Page:United States Reports, Volume 542.djvu/731

From Wikisource
Jump to navigation Jump to search
This page has been proofread, but needs to be validated.
692
OCTOBER TERM, 2003

Syllabus

SOSA v. ALVAREZ MACHAIN et al.

CERTIORARI TO THE UNITED STATES COURT OF APPEALS FOR THE NINGTH CIRCUIT

No. 03–339.
Argued March 30, 2004 —Decided June 29, 2004[1]
The Drug Enforcement Administration (DEA) approved using petitioner Sosa and other Mexican nationals to abduct respondent Alvarez Machain (Alvarez), also a Mexican national, from Mexico to stand trial in the United States for a DEA agent's torture and murder. As relevant here, after his acquittal, Alvarez sued the United States for false arrest under the Federal Tort Claims Act (FTCA), which waives sovereign immunity in suits "for . . . personal injury . . . caused by the negligent or wrongful act or omission of any [Government] employee while acting within the scope of his office or employment," 28 U.S.C. § 1346(b)(1); and sued Sosa for violating the law of nations under the Alien Tort Statute (ATS), a 1789 law giving district courts "original jurisdiction of any civil action by an alien for a tort only, committed in violation of the law of nations. . .," §1350. The District Court dismissed the FTCA claim, but awarded Alvarez summary judgment and damages on the ATS claim. The Ninth Circuit affirmed the ATS judgment, but reversed the FTCA claim's dismissal.

Held:

1. The FTCA's exception to waiver of sovereign immunity for claims "arising in a foreign country," 28 U.S.C. § 2680(k), bars claims based on any injury suffered in a foreign country, regardless of where the tortious act or omission occurred. Pp. 699–712.

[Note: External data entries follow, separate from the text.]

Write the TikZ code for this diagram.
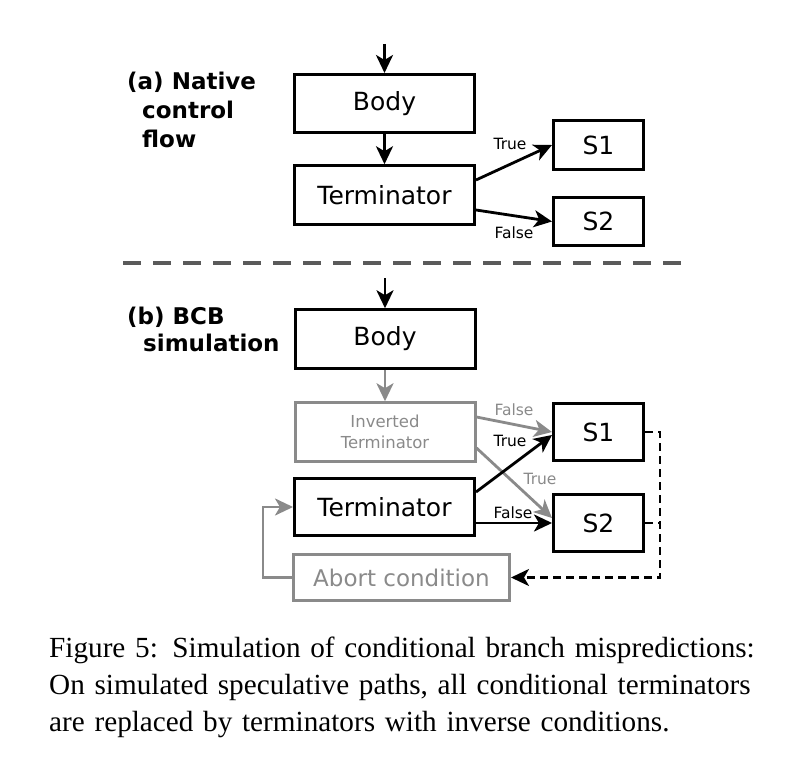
\documentclass[tikz,border=0pt]{standalone}
\usepackage{fontspec}
\setmainfont{Liberation Serif}
\newfontfamily\diagfont{DejaVu Sans}
\usetikzlibrary{arrows.meta,positioning}
\definecolor{fadegray}{HTML}{8A8A8A}
\definecolor{rulegray}{HTML}{5A5A5A}
\begin{document}
\begin{tikzpicture}[x=1pt, y=-1pt,
  block/.style={draw, line width=3pt, inner sep=0pt, minimum width=180pt, minimum height=58.5pt,
    font=\diagfont\fontsize{25}{30}\selectfont},
  sbox/.style={block, minimum width=90pt},
  faded/.style={draw=fadegray, text=fadegray},
  headtip/.style={-{Stealth[length=18pt, width=17pt, inset=5pt]}},
  flow/.style={headtip, line width=2.8pt},
  lbl/.style={inner sep=0pt, font=\diagfont\fontsize{15.5}{18}\selectfont},
  head/.style={inner sep=0pt, align=left, font=\diagfont\bfseries\fontsize{23}{29}\selectfont}]
  \useasboundingbox (0,0) rectangle (808,767);
  % (a) native control flow
  \node[head, anchor=north west] (headA) at (127,72) {(a) Native\\\hspace*{15pt}control\\\hspace*{15pt}flow};
  \coordinate (inA) at (384.5,44);
  \node[block, minimum height=58pt] (bodyA) at (384.5,103.5) {Body};
  \node[block] (termA) at (384.5,195) {Terminator};
  \node[sbox, minimum height=49pt] (s1A) at (598.5,145) {S1};
  \node[sbox, minimum height=48pt] (s2A) at (598.5,221.5) {S2};
  \draw[flow] (inA) -- (bodyA);
  \draw[flow] (bodyA) -- (termA);
  \draw[flow] ([yshift=15pt]termA.east) -- (s1A.west);
  \draw[flow] ([yshift=-15pt]termA.east) -- (s2A.west);
  \node[lbl] (trueA) at (510,144) {True};
  \node[lbl] (falseA) at (514,233) {False};
%
  \draw[rulegray, line width=3.3pt, dash pattern=on 18pt off 12pt] (123,263) -- (692,263);
%
  % (b) BCB simulation
  \node[head, anchor=north west] (headB) at (127,307) {(b) BCB\\[-2pt]\hspace*{16pt}simulation};
  \coordinate (inB) at (385,278);
  \node[block] (bodyB) at (385,339) {Body};
  \node[block, faded, font=\diagfont\fontsize{16.5}{21}\selectfont, align=center] (invB) at (385,432) {Inverted\\Terminator};
  \node[block, minimum height=57pt] (termB) at (384.5,507) {Terminator};
  \node[block, faded, minimum width=216pt, minimum height=46pt, font=\diagfont\fontsize{23}{28}\selectfont] (abortB) at (401.5,577.5) {Abort condition};
  \node[sbox, minimum height=57pt] (s1B) at (598.5,432) {S1};
  \node[sbox, minimum height=57pt] (s2B) at (598.5,523) {S2};
  \draw[flow] (inB) -- (bodyB);
  \draw[flow, fadegray] (bodyB) -- (invB);
  \draw[flow, fadegray] ([yshift=15pt]invB.east) -- (s1B.west);
  \draw[flow, fadegray] ([yshift=-16pt]invB.east) -- ([yshift=5pt]s2B.west);
  \draw[flow] ([yshift=15pt]termB.east) -- ([yshift=-3pt]s1B.west);
  \draw[flow] ([yshift=-16pt]termB.east) -- (s2B.west);
  \node[lbl, text=fadegray] (falseInv) at (514,410) {False};
  \node[lbl] (trueB) at (510,441) {True};
  \node[lbl, text=fadegray] (trueInv) at (540,479) {True};
  \node[lbl] (falseB) at (513,513) {False};
  % abort path
  \coordinate (rail) at (660,432);
  \draw[headtip, line width=2.6pt, dash pattern=on 8pt off 5pt] (s1B.east) -- (rail) |- (abortB.east);
  \draw[line width=2.6pt, dash pattern=on 8pt off 5pt] (s2B.east) -- (s2B.east -| rail);
  \draw[flow, fadegray] (abortB.west) -- ++(-29,0) |- (termB.west);
%
  \node[anchor=north west, inner sep=0pt, text width=719pt, align=left, font=\fontsize{29.2}{37}\selectfont] (caption) at (49,637)
    {\makebox[\linewidth][s]{Figure 5: Simulation of conditional branch mispredictions:}\\
     \makebox[\linewidth][s]{On simulated speculative paths, all conditional terminators}\\
     are replaced by terminators with inverse conditions.};
\end{tikzpicture}
\end{document}
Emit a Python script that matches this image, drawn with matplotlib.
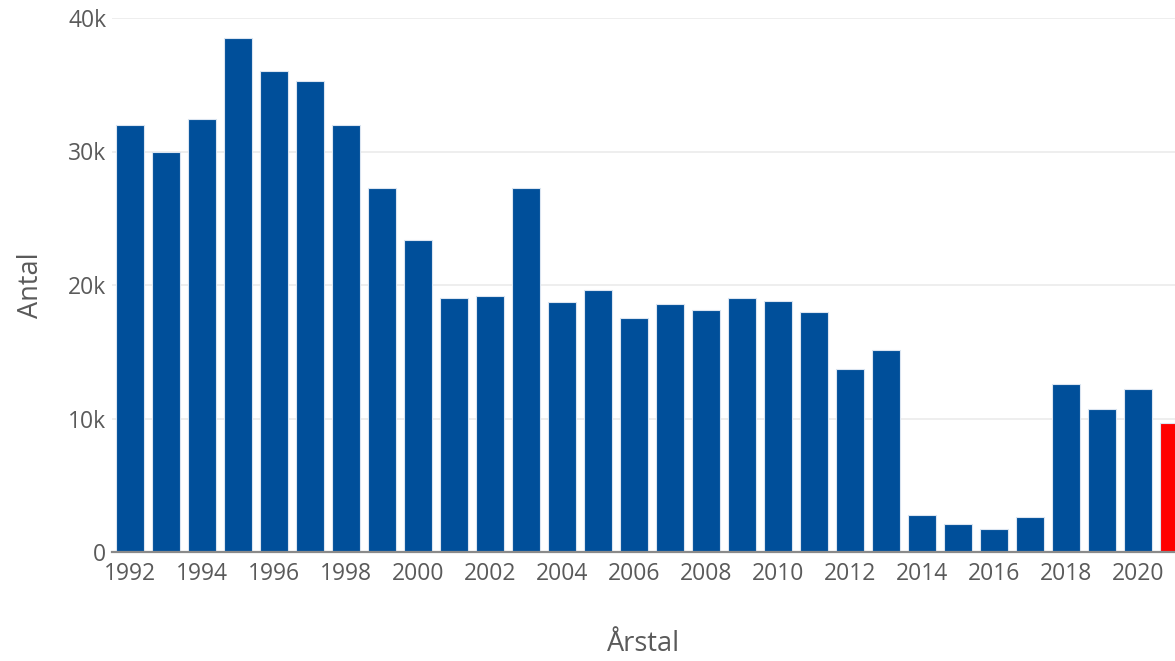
import matplotlib
matplotlib.use("Agg")
import matplotlib.pyplot as plt

years = list(range(1992, 2022))
values = [32000, 30000, 32400, 38500, 36000, 35300, 32000, 27300, 23400, 19000,
          19200, 27300, 18700, 19600, 17500, 18600, 18100, 19000, 18800, 18000,
          13700, 15100, 2800, 2100, 1700, 2600, 12600, 10700, 12200, 9700]
highlight_year = 2021
xtick_years = list(range(1992, 2021, 2))
ytick_values = [0, 10000, 20000, 30000, 40000]
ytick_labels = ["0", "10k", "20k", "30k", "40k"]

BLUE = "#004f9a"
RED = "#ff0000"
TXT = "#5a5a5a"

plt.rcParams['font.family'] = ['Open Sans', 'DejaVu Sans']

fig = plt.figure(figsize=(11.75, 6.61), dpi=100)
ax = fig.add_axes([112/1175, 109/661, 1063/1175, 534/661])

colors = [RED if y == highlight_year else BLUE for y in years]
ax.bar(years, values, width=0.8, color=colors, edgecolor="#dbe5f1", linewidth=0.8, zorder=3)

ax.set_xlim(1991.5, 2021.03)
ax.set_ylim(0, 40000)
ax.set_yticks(ytick_values)
ax.set_yticklabels(ytick_labels)
ax.set_xticks(xtick_years)
ax.set_xticklabels([str(y) for y in xtick_years])

ax.grid(axis='y', color='#ebebeb', linewidth=1.2, zorder=0)
ax.grid(axis='x', visible=False)
for s in ['top', 'right', 'left']:
    ax.spines[s].set_visible(False)
ax.spines['bottom'].set_color('#8a8a8a')
ax.spines['bottom'].set_linewidth(1.6)
ax.spines['bottom'].set_zorder(4)

ax.tick_params(axis='both', length=0, labelsize=16.5, labelcolor=TXT)
ax.tick_params(axis='x', pad=7)
ax.tick_params(axis='y', pad=4)

ax.set_xlabel("Årstal", fontsize=19.5, color=TXT, labelpad=32)
ax.set_ylabel("Antal", fontsize=19.5, color=TXT, labelpad=17)

fig.savefig("out.png", dpi=100)
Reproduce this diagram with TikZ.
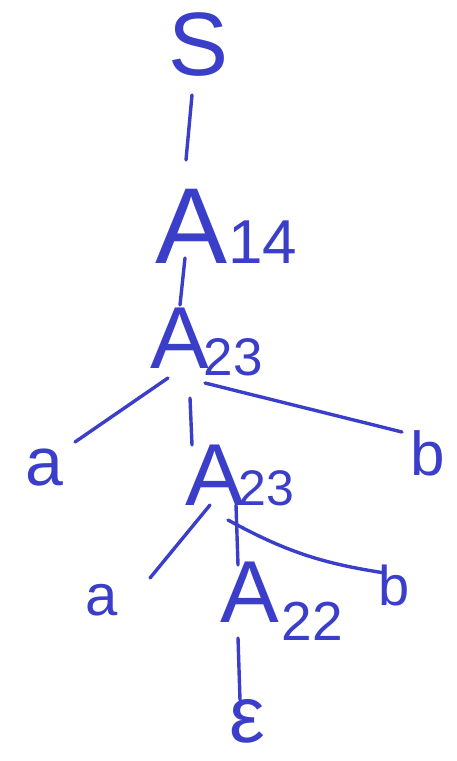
\documentclass[tikz,border=0pt]{standalone}
\usepackage{fontspec}
\setmainfont{Liberation Sans}
\usetikzlibrary{calc}
\definecolor{ink}{RGB}{58,62,200}
\newcommand{\fs}[1]{\fontsize{#1}{#1}\selectfont}
\begin{document}
\begin{tikzpicture}[x=1pt,y=-1pt,
  lbl/.style={inner sep=0pt,anchor=base west,text=ink},
  edge/.style={draw=ink,line width=3.4pt,line cap=round}]
\useasboundingbox (0,0) rectangle (457,761);
\node[lbl] (S) at (168,75) {\fs{90}S};
\node[lbl] (A14) at (155,263) {\fs{108}A\kern1pt\fs{62}14};
\node[lbl] (A23a) at (150,368) {\fs{88}A\kern-5pt\raisebox{-7pt}{\fs{53}23}};
\node[lbl] (a1) at (25,485) {\fs{68}a};
\node[lbl] (b1) at (410,475) {\fs{62}b};
\node[lbl] (A23b) at (185,505) {\fs{88}A\kern-5pt\fs{50}23};
\node[lbl] (a2) at (85,615) {\fs{58}a};
\node[lbl] (b2) at (378,605) {\fs{56}b};
\node[lbl] (A22) at (220,622) {\fs{88}A\kern3pt\raisebox{-18pt}{\fs{55}22}};
\node[lbl] (eps) at (229,742) {\fs{80}ε};
\draw[edge] ($(S.base west)+(24,20)$) -- ($(A14.base west)+(31,-103)$);
\draw[edge] ($(A14.base west)+(30,-5)$) -- ($(A23a.base west)+(30,-63)$);
\draw[edge] ($(A23a.base west)+(18,10)$) -- ($(a1.base west)+(50,-43)$);
\draw[edge] ($(A23a.base west)+(55,15)$) -- ($(b1.base west)+(-8,-43)$);
\draw[edge] ($(A23a.base west)+(40,30)$) -- ($(A23b.base west)+(7,-60)$);
\draw[edge] ($(A23b.base west)+(25,0)$) -- ($(a2.base west)+(65,-37)$);
\draw[edge] ($(A23b.base west)+(43,15)$) to[bend right=10] ($(b2.base west)+(7,-32)$);
\draw[edge] ($(A23b.base west)+(51,0)$) -- ($(A22.base west)+(18,-57)$);
\draw[edge] ($(A22.base west)+(18,16)$) -- ($(eps.base west)+(11,-42)$);
\end{tikzpicture}
\end{document}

(a) The exception on its face seems plainly applicable to the facts of this action. Alvarez's arrest was said to be "false," and thus tortious, only because, and only to the extent that, it took place and endured in Mexico. Nonetheless, the Ninth Circuit allowed the action to proceed under what is known as the "headquarters doctrine," concluding that, because Alvarez's abduction was the direct result of wrongful planning and direction by DEA agents in California, his claim did not "aris[e] in" a foreign country. Because it will virtually always be possible to assert negligent activity occurring in the United States, such analysis must be viewed with skepticism. Two considerations confirm this Court's skepticism and lead it to reject the headquarters doctrine. Pp. 700–703.


  1. Together with No. 03–485, United States v. Alvarez-Machain et al., also on certiorari to the same court.